SNSの世界に逃げ込んだ彼女は、そこでママ友のマリ、リカコと知り合い、リアルでも交流を重ねるようになる。マリとリカコの存在に心を救われていたサキだったが、ふたりと親しくなった頃から自宅にある私物が次々となくなってしまうのだ。まさかと思いながらも、ある時リカコが着ていたワンピースを見て疑念はより強固なものとなる。彼女が着ていたのはサキのクローゼットからなくなった大切なワンピースと同じものだった――。

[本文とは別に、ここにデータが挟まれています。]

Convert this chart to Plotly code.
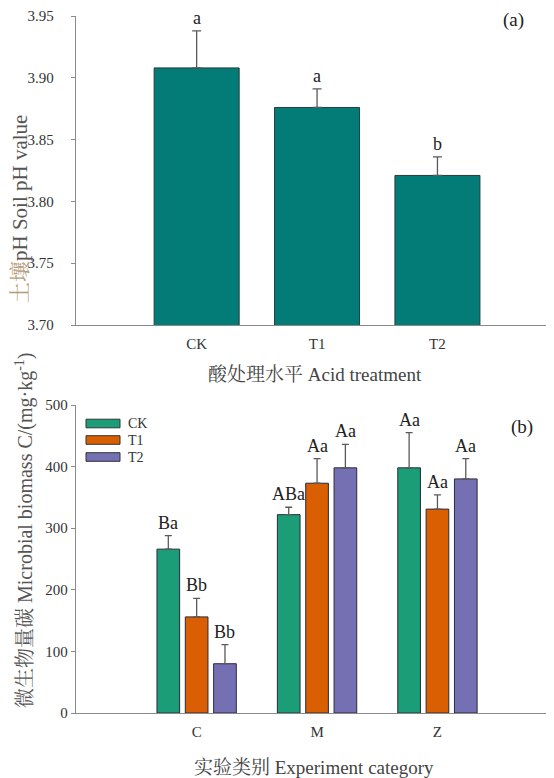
import plotly.graph_objects as go

# ---------------- data ----------------
ph_categories = ["CK", "T1", "T2"]
ph_values = [3.908, 3.876, 3.821]
ph_errors = [0.030, 0.015, 0.015]
ph_letters = ["a", "a", "b"]

mbc_categories = ["C", "M", "Z"]
mbc_series = ["CK", "T1", "T2"]
mbc_ck = [266, 322, 398]
mbc_t1 = [156, 373, 331]
mbc_t2 = [80, 398, 380]
mbc_ck_err = [22, 12, 57]
mbc_t1_err = [30, 40, 23]
mbc_t2_err = [31, 38, 33]
mbc_ck_letters = ["Ba", "ABa", "Aa"]
mbc_t1_letters = ["Bb", "Aa", "Aa"]
mbc_t2_letters = ["Bb", "Aa", "Aa"]

# ---------------- style ----------------
FONT = "Liberation Serif, Times New Roman, Noto Serif CJK SC, Noto Sans CJK SC, serif"
TEAL = "#037c78"
COLORS = ["#1b9e77", "#d95f02", "#7570b3"]
AXIS_COL = "#8a8a8a"
TXT = "#333333"
ERR_COL = "#5a5a5a"

BARGAP = 0.294
BARGROUPGAP = 0.2
XR = [-1.002, 2.968]

OFF = 8  # page body offset
W, H = 554 - OFF, 778 - OFF
ML, MR, MT, MB = 76 - OFF, 0, 16 - OFF, 65

fig = go.Figure()

# top panel
fig.add_trace(go.Bar(
    x=list(range(len(ph_categories))), y=ph_values,
    width=1 - BARGAP,
    marker=dict(color=TEAL, line=dict(color="#2a3a3a", width=1)),
    error_y=dict(type="data", array=ph_errors, arrayminus=[0] * len(ph_errors),
                 symmetric=False, color=ERR_COL, thickness=1.3, width=4.5),
    xaxis="x", yaxis="y", showlegend=False, hoverinfo="skip",
))

# bottom panel
series_vals = [mbc_ck, mbc_t1, mbc_t2]
series_errs = [mbc_ck_err, mbc_t1_err, mbc_t2_err]
series_letters = [mbc_ck_letters, mbc_t1_letters, mbc_t2_letters]
for name, vals, errs, col in zip(mbc_series, series_vals, series_errs, COLORS):
    fig.add_trace(go.Bar(
        name=name, x=list(range(len(mbc_categories))), y=vals,
        marker=dict(color=col, line=dict(color="#2a2a3a", width=1)),
        error_y=dict(type="data", array=errs, arrayminus=[0] * len(errs),
                     symmetric=False, color=ERR_COL, thickness=1.3, width=3.5),
        xaxis="x2", yaxis="y2", showlegend=False, hoverinfo="skip",
    ))

annotations = []
# top letters
for i, (v, e, t) in enumerate(zip(ph_values, ph_errors, ph_letters)):
    annotations.append(dict(x=i, y=v + e, xref="x", yref="y", text=t,
                            showarrow=False, yanchor="bottom", yshift=1,
                            font=dict(family=FONT, size=18, color="#222")))
# bottom letters
slot = (1 - BARGAP) / len(mbc_series)
for k, (vals, errs, lets) in enumerate(zip(series_vals, series_errs, series_letters)):
    off = (k - (len(mbc_series) - 1) / 2) * slot
    for i, (v, e, t) in enumerate(zip(vals, errs, lets)):
        annotations.append(dict(x=i + off, y=v + e, xref="x2", yref="y2", text=t,
                                showarrow=False, yanchor="bottom", yshift=1,
                                font=dict(family=FONT, size=18, color="#222")))

pw = W - ML - MR
ph = H - MT - MB
def px(x):  # screen pixel -> paper
    return (x - OFF - ML) / pw
def py(y):
    return (H - MB - (y - OFF)) / ph

# panel labels
annotations.append(dict(x=px(513), y=py(20), xref="paper", yref="paper", text="(a)",
                        showarrow=False, xanchor="center", yanchor="middle",
                        font=dict(family=FONT, size=19, color="#222")))
annotations.append(dict(x=px(522), y=py(427), xref="paper", yref="paper", text="(b)",
                        showarrow=False, xanchor="center", yanchor="middle",
                        font=dict(family=FONT, size=19, color="#222")))

# axis titles
annotations.append(dict(x=px(315), y=py(374), xref="paper", yref="paper",
                        text="酸处理水平 Acid treatment", showarrow=False,
                        xanchor="center", yanchor="middle",
                        font=dict(family=FONT, size=19, color="#444")))
annotations.append(dict(x=px(314), y=py(767), xref="paper", yref="paper",
                        text="实验类别 Experiment category", showarrow=False,
                        xanchor="center", yanchor="middle",
                        font=dict(family=FONT, size=19, color="#444")))
annotations.append(dict(x=px(20), y=py(209), xref="paper", yref="paper", textangle=-90,
                        text="<span style='color:#b59b78'>土壤</span>pH Soil pH value",
                        showarrow=False, xanchor="center", yanchor="middle",
                        font=dict(family=FONT, size=21, color="#555")))
annotations.append(dict(x=px(24), y=py(530), xref="paper", yref="paper", textangle=-90,
                        text="微生物量碳 Microbial biomass C/(mg·kg<sup>-1</sup>)",
                        showarrow=False, xanchor="center", yanchor="middle",
                        font=dict(family=FONT, size=20, color="#555")))

# manual legend
shapes = []
leg_y = [423.5, 440, 457]
for name, col, yy in zip(mbc_series, COLORS, leg_y):
    shapes.append(dict(type="rect", xref="paper", yref="paper",
                       x0=px(86), x1=px(120), y0=py(yy + 4.3), y1=py(yy - 4.3),
                       fillcolor=col, line=dict(color="#333", width=1)))
    annotations.append(dict(x=px(126), y=py(yy), xref="paper", yref="paper", text=name,
                            showarrow=False, xanchor="left", yanchor="middle",
                            font=dict(family=FONT, size=14, color=TXT)))

top_dom = [py(325), 1.0]
bot_dom = [0.0, py(405)]

common_x = dict(range=XR, tickvals=list(range(3)), showline=True, linecolor=AXIS_COL,
                linewidth=1.3, ticks="", showgrid=False, zeroline=False,
                ticklabelstandoff=5,
                tickfont=dict(family=FONT, size=15, color=TXT))
common_y = dict(showline=True, linecolor=AXIS_COL, linewidth=1.3, ticks="outside",
                ticklen=4, tickcolor=AXIS_COL, tickwidth=1.3, showgrid=False,
                zeroline=False, tickfont=dict(family=FONT, size=15, color=TXT))

fig.update_layout(
    width=W, height=H,
    margin=dict(l=ML, r=MR, t=MT, b=MB, autoexpand=False),
    paper_bgcolor="white", plot_bgcolor="white",
    barmode="group", bargap=BARGAP, bargroupgap=BARGROUPGAP,
    showlegend=False,
    xaxis=dict(**common_x, domain=[0, 1], anchor="y", ticktext=ph_categories),
    yaxis=dict(**common_y, domain=top_dom, anchor="x", range=[3.70, 3.95],
               tickvals=[3.70, 3.75, 3.80, 3.85, 3.90, 3.95], tickformat=".2f",
               ticklabelstandoff=14),
    xaxis2=dict(**common_x, domain=[0, 1], anchor="y2", ticktext=mbc_categories),
    yaxis2=dict(**common_y, domain=bot_dom, anchor="x2", range=[0, 500],
                tickvals=[0, 100, 200, 300, 400, 500]),
    annotations=annotations,
    shapes=shapes,
)

fig.write_html("out.html")
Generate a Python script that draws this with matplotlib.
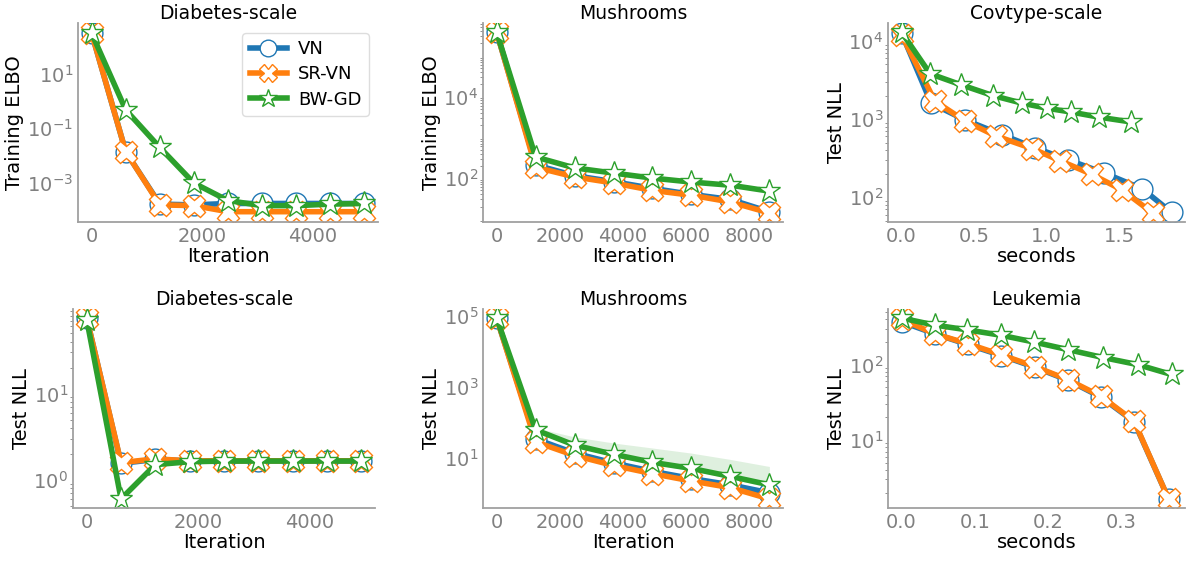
import matplotlib
matplotlib.use("Agg")
import matplotlib.pyplot as plt
import numpy as np

# Diabetes-scale (iterations)
diab_iter = [0, 617, 1234, 1851, 2468, 3085, 3702, 4319, 4936]
diab_elbo_vn = [300, 0.014, 1.7e-4, 1.6e-4, 1.8e-4, 1.8e-4, 1.8e-4, 1.8e-4, 1.8e-4]
diab_elbo_sr = [300, 0.014, 1.6e-4, 1.5e-4, 9e-5, 9e-5, 9e-5, 9e-5, 9e-5]
diab_elbo_bw = [300, 0.47, 0.02, 1.0e-3, 2.3e-4, 1.5e-4, 1.5e-4, 1.7e-4, 1.8e-4]
diab_nll_vn = [75, 1.55, 1.72, 1.66, 1.66, 1.66, 1.66, 1.66, 1.66]
diab_nll_sr = [75, 1.58, 1.75, 1.66, 1.66, 1.66, 1.66, 1.66, 1.66]
diab_nll_bw = [72, 0.6, 1.5, 1.62, 1.65, 1.65, 1.65, 1.65, 1.65]

# Mushrooms (iterations)
mush_iter = [0, 1233, 2466, 3699, 4932, 6165, 7398, 8631]
mush_elbo_vn = [3.8e5, 210, 115, 82, 56, 40, 30, 15]
mush_elbo_sr = [3.8e5, 185, 107, 76, 50, 38, 26, 14]
mush_elbo_bw = [3.8e5, 330, 178, 133, 100, 80, 67, 48]
mush_elbo_bw_hi = [3.8e5, 360, 200, 150, 115, 92, 75, 54]
mush_nll_vn = [88000, 35, 14, 7.4, 4.3, 2.7, 1.8, 1.07]
mush_nll_sr = [88000, 29, 12, 6.3, 3.7, 2.3, 1.5, 0.72]
mush_nll_bw = [88000, 63, 23.5, 13, 7.7, 5.2, 3.1, 1.8]
mush_nll_bw_hi = [88000, 72, 40, 27, 19.5, 14, 9.3, 5.9]
mush_nll_bw_lo = [88000, 58, 21, 11.5, 6.8, 4.5, 2.7, 1.5]

# Covtype-scale (wall clock)
cov_t_vn = [0.0, 0.204, 0.435, 0.694, 0.918, 1.15, 1.395, 1.66, 1.86]
cov_nll_vn = [12600, 1600, 980, 630, 430, 300, 205, 128, 64]
cov_t_sr = [0.0, 0.23, 0.44, 0.65, 0.90, 1.09, 1.31, 1.52, 1.73]
cov_nll_sr = [12000, 1700, 940, 610, 420, 295, 197, 124, 63]
cov_t_bw = [0.0, 0.197, 0.41, 0.63, 0.83, 1.0, 1.17, 1.36, 1.58]
cov_nll_bw = [13000, 3800, 2750, 2000, 1600, 1380, 1230, 1060, 920]

# Leukemia (wall clock)
leuk_t_vn = [0.0, 0.046, 0.09, 0.136, 0.182, 0.227, 0.272, 0.317, 0.364]
leuk_nll_vn = [370, 255, 185, 132, 92, 62, 37, 17.5, 1.65]
leuk_t_sr = [0.0, 0.046, 0.09, 0.136, 0.182, 0.227, 0.272, 0.317, 0.364]
leuk_nll_sr = [400, 255, 190, 135, 94, 63, 38, 17.8, 1.65]
leuk_t_bw = [0.0, 0.045, 0.089, 0.136, 0.18, 0.227, 0.275, 0.322, 0.368]
leuk_nll_bw = [415, 335, 290, 245, 200, 158, 124, 100, 74]

labels = ["VN", "SR-VN", "BW-GD"]
colors = ["#1f77b4", "#ff7f0e", "#2ca02c"]
markers = ["o", "X", "*"]
msizes = [15, 16, 17]

plt.rcParams.update({
    "font.family": "DejaVu Sans",
    "font.size": 14,
    "axes.edgecolor": "#a0a0a0",
    "axes.linewidth": 1.3,
    "xtick.color": "#808080",
    "ytick.color": "#808080",
    "xtick.labelsize": 14,
    "ytick.labelsize": 14,
    "xtick.major.size": 0,
    "ytick.major.size": 0,
    "ytick.minor.size": 2,
    "xtick.minor.size": 0,
})

fig = plt.figure(figsize=(11.9, 5.61), dpi=100)
W, H = 1190, 561


def make_ax(l, r, t, b):
    ax = fig.add_axes([l / W, 1 - b / H, (r - l) / W, (b - t) / H])
    ax.spines["top"].set_visible(False)
    ax.spines["right"].set_visible(False)
    ax.set_yscale("log")
    return ax


def draw(ax, xs, ys):
    for i in range(3):
        ax.plot(xs[i], ys[i], color=colors[i], lw=4, marker=markers[i], ms=msizes[i],
                mfc="white", mec=colors[i], mew=1.0, label=labels[i])


def decorate(ax, title, xlabel, ylabel, yticks, xticks):
    ax.set_title(title, fontsize=13.5, pad=3)
    ax.set_xlabel(xlabel, fontsize=14, labelpad=1)
    ax.set_ylabel(ylabel, fontsize=14, labelpad=2)
    ax.set_yticks(yticks)
    ax.set_xticks(xticks)


ax1 = make_ax(78, 378, 23, 222)
ax2 = make_ax(483, 783, 23, 222)
ax3 = make_ax(888, 1185, 23, 222)
ax4 = make_ax(73, 375, 309, 508)
ax5 = make_ax(483, 783, 309, 508)
ax6 = make_ax(888, 1185, 309, 508)

# top row
ax1.fill_between(diab_iter, np.array(diab_elbo_sr) * 0.9, np.array(diab_elbo_sr) * 1.1,
                 color=colors[1], alpha=0.15, lw=0)
draw(ax1, [diab_iter] * 3, [diab_elbo_vn, diab_elbo_sr, diab_elbo_bw])
decorate(ax1, "Diabetes-scale", "Iteration", "Training ELBO", [1e1, 1e-1, 1e-3], [0, 2000, 4000])
ax1.legend(loc="upper right", fontsize=13, markerscale=0.8, handlelength=2.1,
           handletextpad=0.6, borderpad=0.4, labelspacing=0.4, framealpha=1,
           edgecolor="#dddddd", bbox_to_anchor=(1.0, 0.995))

ax2.fill_between(mush_iter, mush_elbo_bw, mush_elbo_bw_hi, color=colors[2], alpha=0.15, lw=0)
draw(ax2, [mush_iter] * 3, [mush_elbo_vn, mush_elbo_sr, mush_elbo_bw])
decorate(ax2, "Mushrooms", "Iteration", "Training ELBO", [1e4, 1e2], [0, 2000, 4000, 6000, 8000])

draw(ax3, [cov_t_vn, cov_t_sr, cov_t_bw], [cov_nll_vn, cov_nll_sr, cov_nll_bw])
decorate(ax3, "Covtype-scale", "seconds", "Test NLL", [1e4, 1e3, 1e2], [0.0, 0.5, 1.0, 1.5])

# bottom row
draw(ax4, [diab_iter] * 3, [diab_nll_vn, diab_nll_sr, diab_nll_bw])
decorate(ax4, "Diabetes-scale", "Iteration", "Test NLL", [1e1, 1e0], [0, 2000, 4000])

ax5.fill_between(mush_iter, mush_nll_bw_lo, mush_nll_bw_hi, color=colors[2], alpha=0.15, lw=0)
draw(ax5, [mush_iter] * 3, [mush_nll_vn, mush_nll_sr, mush_nll_bw])
decorate(ax5, "Mushrooms", "Iteration", "Test NLL", [1e5, 1e3, 1e1], [0, 2000, 4000, 6000, 8000])

draw(ax6, [leuk_t_vn, leuk_t_sr, leuk_t_bw], [leuk_nll_vn, leuk_nll_sr, leuk_nll_bw])
decorate(ax6, "Leukemia", "seconds", "Test NLL", [1e2, 1e1], [0.0, 0.1, 0.2, 0.3])

fig.savefig("out.png", dpi=100)
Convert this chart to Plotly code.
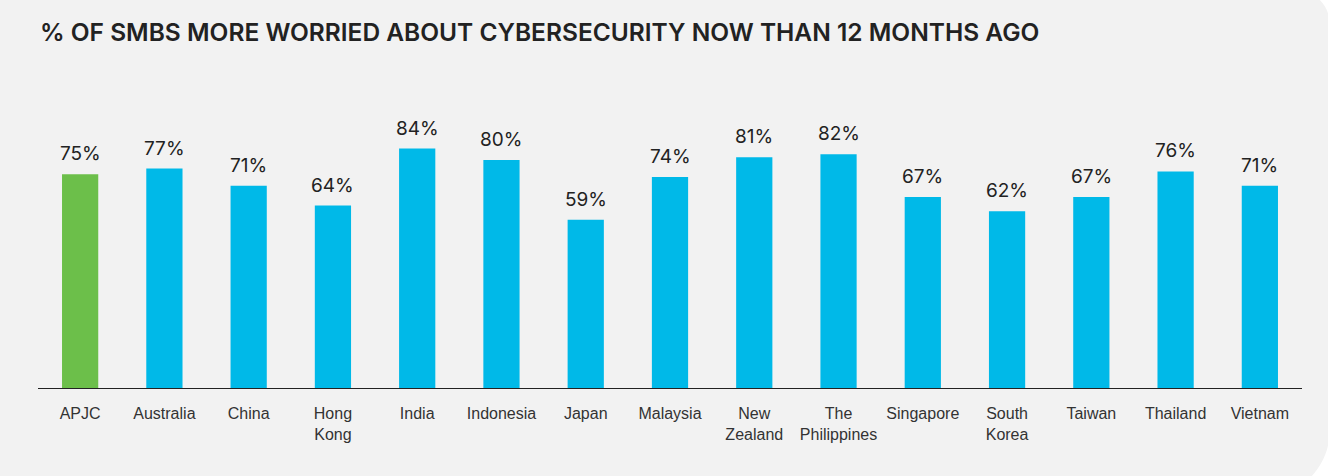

関係を壊したくないあまり踏み込めないサキだったが、傍観者だったサキの夫のケンが介入することになり、事態は一変。実はケンとリカコは知り合いで、何やら一連の事件に心当たりがあるらしい。リカコの目的が明らかになった時、タイトルに込められた意味が分かるだろう。
ママ友がこわい 子どもが同学年という小さな絶望

卒業したと思ったスクールカーストが、ママになったらまた再開……。『ママ友がこわい 子どもが同学年という小さな絶望』(野原広子/KADOKAWA)は、ママ友とのちょっとした誤解、嫉妬、ストレスの矛先となってしまった末に起きる仲違いをリアルに描いていく。
夫と子どもの3人で郊外に暮らす主婦のサキ。彼女の幼稚園ママとしての穏やかな日常は、親友だと思っていたママ友の心境の変化で突如崩れ去る。いつの間にか「サキちゃん」「リエちゃん」と下の名前で呼び合う仲になっていたママ友。幼稚園終わりには毎日公園に行っていた。しかし子どもが年長になった頃から、何かが変わってしまう。
いつの間にかあいさつしても無視されるようになり、仲間外れにされていたサキ。原因はちょっとした勘違いだった。しかし本当にそれだけだったのか……。何か反撃してやりたい気持ちになるも、「もしも子どもまでいじめられるようになってしまったら」という不安が頭をよぎる。これはどんな場所でも、誰にでも起こりうること。読み進めていくたびに、自然と背中がゾクゾクしてくるかも?
ママ友と付き合わなかったらウチの娘がハブられた

いくつになっても良好な人間関係を築き上げるのは大変だ。ママ友ともなればなおさらだろう。だったら誰とも付き合わないほうがいっそラク。世の中にはそう考える人も少なくないが、時にママ友との付き合いが子どもの友人関係に影響を及ぼすこともある。『ママ友と付き合わなかったらウチの娘がハブられた』(おから:原作、モリコヨリ:漫画/KADOKAWA)は、コミュ障ゆえにママ友付き合いに失敗した主婦・おから氏の物語。
「ママ友が欲しい」と思っていてもコミュ障ゆえになかなかうまくいかない彼女は、いつしか「ママ友なんて一生できなくてもいいや」と思うようになっていた。実妹のナツコから「ママの仲が悪いとその子どもの仲も悪くなったりしちゃうんだから」と忠告を受けても、「まさか~」で済ませてしまったおから氏。その“まさか”が現実になるとも知らずに――。
保育園の卒園まで残り3カ月というタイミングで、娘のはるが友だちから「親友じゃない」と言われて仲間外れにされてしまったのだ。まさに妹の言っていた通りになってしまった事態に驚きつつも、おから氏は愛する娘のために一念発起。ありったけの勇気でママ友を作ろうと奔走していく。キラキラのリア充ママとどう向き合う? 本当のママ友とは? と考えさせられる作品だ。
同じような悩みを抱える人にとって、ママ友同士のリアルな人間関係や、それぞれの家庭での悩みを描いた作品は、一筋の希望になるかもしれない。